So, when Mahmoud Ahmadinejad makes bold proclaimations of his Islamic faith, which includes the destruction of Israel, Madeleine Albright doesn’t say much. However, when President Bush makes public references of his faith, Ms. Albright feels the need to speak up. Try to figure out this one:
LONDON, England (Reuters) — U.S. President George W. Bush has alienated Muslims around the world by using absolutist Christian rhetoric to discuss foreign policy issues, former Secretary of State Madeleine Albright says.
“I worked for two presidents who were men of faith, and they did not make their religious views part of American policy,” she said, referring to Jimmy Carter and Bill Clinton, both Democrats and Christians.
“President Bush’s certitude about what he believes in, and the division between good and evil, is, I think, different,” said Albright, who has just published a book on religion and world affairs. “The absolute truth is what makes Bush so worrying to some of us.”
Bush, a Republican, has openly acknowledged his Christian faith informs his decisions as president. He says, for example, that he prayed to God for guidance before invading Iraq.

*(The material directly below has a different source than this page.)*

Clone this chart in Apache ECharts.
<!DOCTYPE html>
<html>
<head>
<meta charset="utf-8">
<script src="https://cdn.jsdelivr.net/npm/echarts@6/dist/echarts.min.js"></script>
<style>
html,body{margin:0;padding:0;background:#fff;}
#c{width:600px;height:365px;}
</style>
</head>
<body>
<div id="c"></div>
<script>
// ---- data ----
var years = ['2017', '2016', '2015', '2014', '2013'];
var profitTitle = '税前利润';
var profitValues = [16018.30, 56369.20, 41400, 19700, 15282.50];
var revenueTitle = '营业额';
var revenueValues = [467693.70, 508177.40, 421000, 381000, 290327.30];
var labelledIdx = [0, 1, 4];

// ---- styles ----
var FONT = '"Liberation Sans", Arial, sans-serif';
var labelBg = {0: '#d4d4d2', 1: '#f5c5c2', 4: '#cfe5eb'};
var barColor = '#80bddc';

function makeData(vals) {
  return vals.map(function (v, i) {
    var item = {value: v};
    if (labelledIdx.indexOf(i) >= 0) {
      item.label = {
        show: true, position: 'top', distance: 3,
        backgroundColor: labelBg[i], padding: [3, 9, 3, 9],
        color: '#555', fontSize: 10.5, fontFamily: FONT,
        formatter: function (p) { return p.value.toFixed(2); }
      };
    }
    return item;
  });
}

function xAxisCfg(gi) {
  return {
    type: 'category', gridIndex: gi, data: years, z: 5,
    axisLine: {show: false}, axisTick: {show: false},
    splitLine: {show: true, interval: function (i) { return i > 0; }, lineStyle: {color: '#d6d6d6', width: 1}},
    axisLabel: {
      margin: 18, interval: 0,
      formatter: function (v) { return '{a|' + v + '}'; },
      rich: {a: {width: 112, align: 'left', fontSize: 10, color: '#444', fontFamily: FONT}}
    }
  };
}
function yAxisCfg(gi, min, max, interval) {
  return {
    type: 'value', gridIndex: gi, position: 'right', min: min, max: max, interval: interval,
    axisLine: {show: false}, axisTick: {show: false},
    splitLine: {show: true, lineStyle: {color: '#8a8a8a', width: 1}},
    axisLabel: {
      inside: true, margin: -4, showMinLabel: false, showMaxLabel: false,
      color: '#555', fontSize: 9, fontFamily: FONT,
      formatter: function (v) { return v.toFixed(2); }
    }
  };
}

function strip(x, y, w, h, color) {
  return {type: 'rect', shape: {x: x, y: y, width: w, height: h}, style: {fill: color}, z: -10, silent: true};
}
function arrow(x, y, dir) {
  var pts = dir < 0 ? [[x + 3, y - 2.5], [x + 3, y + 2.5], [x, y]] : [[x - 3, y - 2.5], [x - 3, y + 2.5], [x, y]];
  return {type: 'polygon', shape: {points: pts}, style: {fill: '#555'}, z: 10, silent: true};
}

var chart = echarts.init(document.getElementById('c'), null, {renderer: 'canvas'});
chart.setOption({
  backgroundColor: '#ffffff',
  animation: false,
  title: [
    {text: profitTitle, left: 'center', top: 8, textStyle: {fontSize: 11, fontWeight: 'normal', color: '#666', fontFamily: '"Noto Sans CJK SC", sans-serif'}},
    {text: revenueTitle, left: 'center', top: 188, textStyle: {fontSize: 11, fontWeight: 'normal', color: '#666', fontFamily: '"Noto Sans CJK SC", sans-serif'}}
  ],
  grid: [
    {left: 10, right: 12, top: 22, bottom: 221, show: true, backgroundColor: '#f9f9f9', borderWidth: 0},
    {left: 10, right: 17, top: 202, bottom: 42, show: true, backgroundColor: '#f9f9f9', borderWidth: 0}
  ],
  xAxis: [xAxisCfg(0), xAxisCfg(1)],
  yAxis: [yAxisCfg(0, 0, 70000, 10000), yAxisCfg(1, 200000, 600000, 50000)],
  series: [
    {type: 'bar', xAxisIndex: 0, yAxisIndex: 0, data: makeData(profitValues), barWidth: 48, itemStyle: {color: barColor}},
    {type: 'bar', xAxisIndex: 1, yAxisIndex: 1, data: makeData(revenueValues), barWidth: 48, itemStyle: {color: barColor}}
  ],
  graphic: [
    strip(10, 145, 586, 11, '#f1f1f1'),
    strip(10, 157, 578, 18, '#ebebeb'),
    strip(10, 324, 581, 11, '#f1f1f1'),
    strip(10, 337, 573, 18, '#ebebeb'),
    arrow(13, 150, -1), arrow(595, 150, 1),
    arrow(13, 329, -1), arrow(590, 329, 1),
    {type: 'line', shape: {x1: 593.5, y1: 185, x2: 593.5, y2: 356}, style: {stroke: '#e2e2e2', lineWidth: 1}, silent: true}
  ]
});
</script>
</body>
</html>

Some Muslims have accused him of waging a crusade against Islam, comparable with those of the Middle Ages. The White House says it has nothing against Islam, but against those who commit terrorist atrocities in its name.
But Albright says Bush’s religious absolutism has made U.S. foreign policy “more rigid and more difficult for other countries to accept.”
Thank God Secretary Albright is no longer involved in the governing of this country.